The process of decolonization is incomplete, according to British historian Thomas, author of Fight or Flight: Britain, France, and the Roads from Empire. “Locating decolonization,” he writes, “means pinpointing when people in a society began thinking and acting toward a future in which imperial formations would no longer be there.” This process began in the early 20th century but accelerated after World War II, when Vietnamese forces defeated the French colonial government in 1954 and 17 sub-Sarahan African nations declared independence in the year 1960 alone. For all the lip service paid to self-determination, however, the former imperial powers—Britain and France, principally, and their successor, the U.S.—retained economic power over much of the former colonial world. Against this, decolonization as “a process of several moving parts” was necessarily hampered. For instance, writes Thomas, former colonial maps that divided ethnic groups across national lines in order to control them more easily remained intact in independent nations such as Nigeria and Congo, where independence movements by minorities “ended in catastrophic violence and reversal.” Violence emerges as a key theme in the author’s account, and a vicious cycle of violence at that. Unrest among colonized peoples often leads to violent repression by the colonizers, which leads to a violent response by freedom fighters, which leads to more violence that often continues even when the colonizer finally leaves.
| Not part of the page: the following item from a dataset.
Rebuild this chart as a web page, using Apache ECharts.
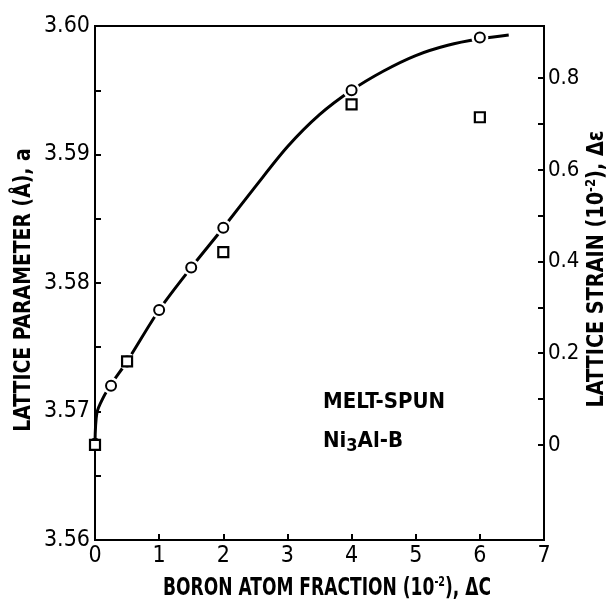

In the end, Thomas writes, while some once-colonial states have entered the world community, others remain hobbled, and the “people marginalized by ethnicity, religious affiliation, or income from the narratives of rich-world politics underline that the unmaking of empire did not mean the end of colonialism.” The 290-page notes and bibliography sections attest to the author’s prodigious research.
A substantial contribution to the literature of imperialism and colonialism.